◆ **Stated exercise**
Make an exact copy of all the material below, apart from the pictures.

◆ **Supplied material**
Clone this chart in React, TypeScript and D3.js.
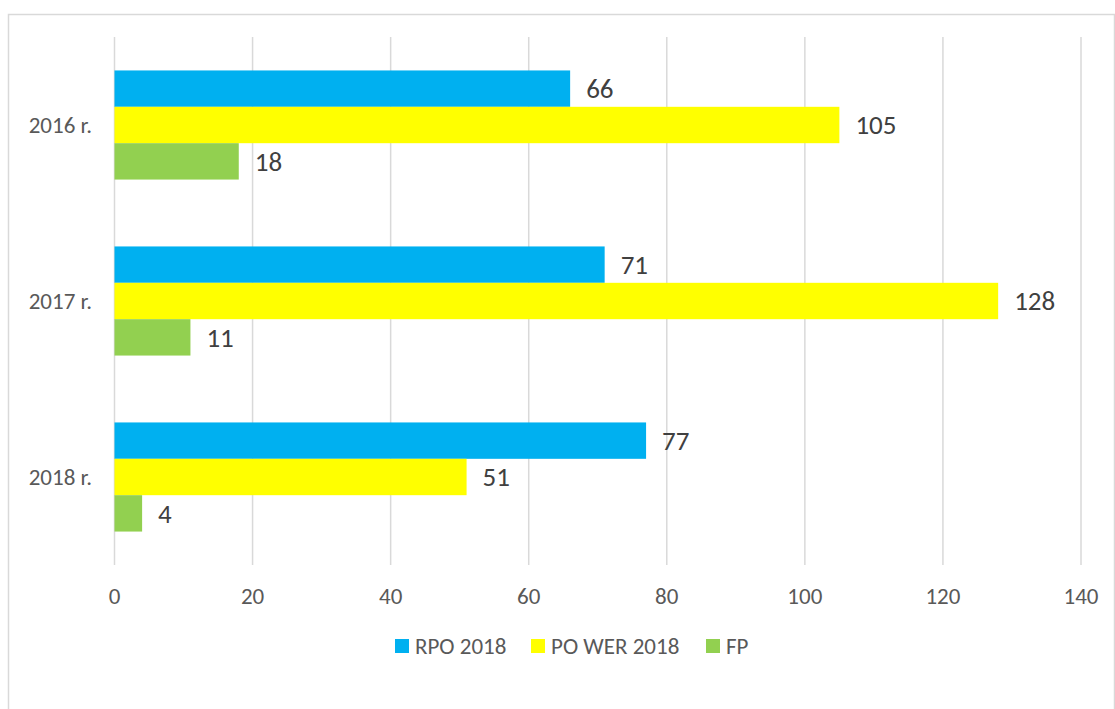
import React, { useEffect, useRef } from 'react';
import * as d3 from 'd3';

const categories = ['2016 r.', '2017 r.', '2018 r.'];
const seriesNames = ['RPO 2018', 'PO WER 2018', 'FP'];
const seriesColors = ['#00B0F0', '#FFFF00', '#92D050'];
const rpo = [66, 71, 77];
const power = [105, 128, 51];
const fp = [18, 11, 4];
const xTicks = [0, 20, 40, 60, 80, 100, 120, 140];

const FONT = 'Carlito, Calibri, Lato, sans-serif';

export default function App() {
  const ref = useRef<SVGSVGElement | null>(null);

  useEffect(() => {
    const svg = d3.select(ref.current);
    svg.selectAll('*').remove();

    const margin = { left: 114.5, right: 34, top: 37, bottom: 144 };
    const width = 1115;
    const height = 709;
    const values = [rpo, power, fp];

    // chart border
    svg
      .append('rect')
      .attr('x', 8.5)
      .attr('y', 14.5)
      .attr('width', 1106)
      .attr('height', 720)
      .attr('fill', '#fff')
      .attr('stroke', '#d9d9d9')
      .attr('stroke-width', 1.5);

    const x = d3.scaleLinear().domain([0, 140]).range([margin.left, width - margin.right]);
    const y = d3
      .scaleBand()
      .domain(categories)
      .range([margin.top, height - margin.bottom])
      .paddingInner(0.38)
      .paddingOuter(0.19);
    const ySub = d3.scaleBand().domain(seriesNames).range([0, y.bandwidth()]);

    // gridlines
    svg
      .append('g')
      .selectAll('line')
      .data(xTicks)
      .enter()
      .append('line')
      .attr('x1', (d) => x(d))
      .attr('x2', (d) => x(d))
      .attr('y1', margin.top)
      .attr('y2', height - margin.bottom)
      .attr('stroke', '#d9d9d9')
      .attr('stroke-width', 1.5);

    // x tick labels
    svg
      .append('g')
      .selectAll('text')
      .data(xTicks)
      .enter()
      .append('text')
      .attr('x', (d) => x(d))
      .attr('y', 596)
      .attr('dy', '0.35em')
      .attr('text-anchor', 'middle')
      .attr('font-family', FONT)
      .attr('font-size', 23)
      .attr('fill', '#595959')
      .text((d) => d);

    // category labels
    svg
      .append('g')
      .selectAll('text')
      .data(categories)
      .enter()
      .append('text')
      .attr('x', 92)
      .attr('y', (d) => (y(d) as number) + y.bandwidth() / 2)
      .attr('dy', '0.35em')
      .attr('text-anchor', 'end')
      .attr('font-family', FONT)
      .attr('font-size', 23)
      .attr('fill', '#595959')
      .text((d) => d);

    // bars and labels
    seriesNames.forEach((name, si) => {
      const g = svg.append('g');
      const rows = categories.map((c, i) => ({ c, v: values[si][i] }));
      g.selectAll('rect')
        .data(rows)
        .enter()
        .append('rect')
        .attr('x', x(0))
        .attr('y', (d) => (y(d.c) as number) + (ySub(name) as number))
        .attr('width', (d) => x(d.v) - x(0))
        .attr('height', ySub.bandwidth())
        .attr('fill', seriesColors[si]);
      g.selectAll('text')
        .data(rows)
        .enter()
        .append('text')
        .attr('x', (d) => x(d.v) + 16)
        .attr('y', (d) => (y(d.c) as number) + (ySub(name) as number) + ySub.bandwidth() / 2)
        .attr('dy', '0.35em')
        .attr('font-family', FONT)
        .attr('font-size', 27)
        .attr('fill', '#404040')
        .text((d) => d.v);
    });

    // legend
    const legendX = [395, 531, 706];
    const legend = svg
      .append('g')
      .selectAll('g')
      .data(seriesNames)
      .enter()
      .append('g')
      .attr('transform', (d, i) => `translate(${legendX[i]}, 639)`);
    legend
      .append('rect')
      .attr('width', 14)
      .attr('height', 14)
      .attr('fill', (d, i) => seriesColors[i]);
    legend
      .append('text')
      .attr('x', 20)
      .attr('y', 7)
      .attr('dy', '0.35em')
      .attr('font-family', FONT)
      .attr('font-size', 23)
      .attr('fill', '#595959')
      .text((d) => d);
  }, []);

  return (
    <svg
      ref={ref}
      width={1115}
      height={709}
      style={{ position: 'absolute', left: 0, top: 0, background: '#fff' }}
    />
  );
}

◆ **Task output**
Clone this chart in React, TypeScript and D3.js.
import React, { useEffect, useRef } from 'react';
import * as d3 from 'd3';

const categories = ['2016 r.', '2017 r.', '2018 r.'];
const seriesNames = ['RPO 2018', 'PO WER 2018', 'FP'];
const seriesColors = ['#00B0F0', '#FFFF00', '#92D050'];
const rpo = [66, 71, 77];
const power = [105, 128, 51];
const fp = [18, 11, 4];
const xTicks = [0, 20, 40, 60, 80, 100, 120, 140];

const FONT = 'Carlito, Calibri, Lato, sans-serif';

export default function App() {
  const ref = useRef<SVGSVGElement | null>(null);

  useEffect(() => {
    const svg = d3.select(ref.current);
    svg.selectAll('*').remove();

    const margin = { left: 114.5, right: 34, top: 37, bottom: 144 };
    const width = 1115;
    const height = 709;
    const values = [rpo, power, fp];

    // chart border
    svg
      .append('rect')
      .attr('x', 8.5)
      .attr('y', 14.5)
      .attr('width', 1106)
      .attr('height', 720)
      .attr('fill', '#fff')
      .attr('stroke', '#d9d9d9')
      .attr('stroke-width', 1.5);

    const x = d3.scaleLinear().domain([0, 140]).range([margin.left, width - margin.right]);
    const y = d3
      .scaleBand()
      .domain(categories)
      .range([margin.top, height - margin.bottom])
      .paddingInner(0.38)
      .paddingOuter(0.19);
    const ySub = d3.scaleBand().domain(seriesNames).range([0, y.bandwidth()]);

    // gridlines
    svg
      .append('g')
      .selectAll('line')
      .data(xTicks)
      .enter()
      .append('line')
      .attr('x1', (d) => x(d))
      .attr('x2', (d) => x(d))
      .attr('y1', margin.top)
      .attr('y2', height - margin.bottom)
      .attr('stroke', '#d9d9d9')
      .attr('stroke-width', 1.5);

    // x tick labels
    svg
      .append('g')
      .selectAll('text')
      .data(xTicks)
      .enter()
      .append('text')
      .attr('x', (d) => x(d))
      .attr('y', 596)
      .attr('dy', '0.35em')
      .attr('text-anchor', 'middle')
      .attr('font-family', FONT)
      .attr('font-size', 23)
      .attr('fill', '#595959')
      .text((d) => d);

    // category labels
    svg
      .append('g')
      .selectAll('text')
      .data(categories)
      .enter()
      .append('text')
      .attr('x', 92)
      .attr('y', (d) => (y(d) as number) + y.bandwidth() / 2)
      .attr('dy', '0.35em')
      .attr('text-anchor', 'end')
      .attr('font-family', FONT)
      .attr('font-size', 23)
      .attr('fill', '#595959')
      .text((d) => d);

    // bars and labels
    seriesNames.forEach((name, si) => {
      const g = svg.append('g');
      const rows = categories.map((c, i) => ({ c, v: values[si][i] }));
      g.selectAll('rect')
        .data(rows)
        .enter()
        .append('rect')
        .attr('x', x(0))
        .attr('y', (d) => (y(d.c) as number) + (ySub(name) as number))
        .attr('width', (d) => x(d.v) - x(0))
        .attr('height', ySub.bandwidth())
        .attr('fill', seriesColors[si]);
      g.selectAll('text')
        .data(rows)
        .enter()
        .append('text')
        .attr('x', (d) => x(d.v) + 16)
        .attr('y', (d) => (y(d.c) as number) + (ySub(name) as number) + ySub.bandwidth() / 2)
        .attr('dy', '0.35em')
        .attr('font-family', FONT)
        .attr('font-size', 27)
        .attr('fill', '#404040')
        .text((d) => d.v);
    });

    // legend
    const legendX = [395, 531, 706];
    const legend = svg
      .append('g')
      .selectAll('g')
      .data(seriesNames)
      .enter()
      .append('g')
      .attr('transform', (d, i) => `translate(${legendX[i]}, 639)`);
    legend
      .append('rect')
      .attr('width', 14)
      .attr('height', 14)
      .attr('fill', (d, i) => seriesColors[i]);
    legend
      .append('text')
      .attr('x', 20)
      .attr('y', 7)
      .attr('dy', '0.35em')
      .attr('font-family', FONT)
      .attr('font-size', 23)
      .attr('fill', '#595959')
      .text((d) => d);
  }, []);

  return (
    <svg
      ref={ref}
      width={1115}
      height={709}
      style={{ position: 'absolute', left: 0, top: 0, background: '#fff' }}
    />
  );
}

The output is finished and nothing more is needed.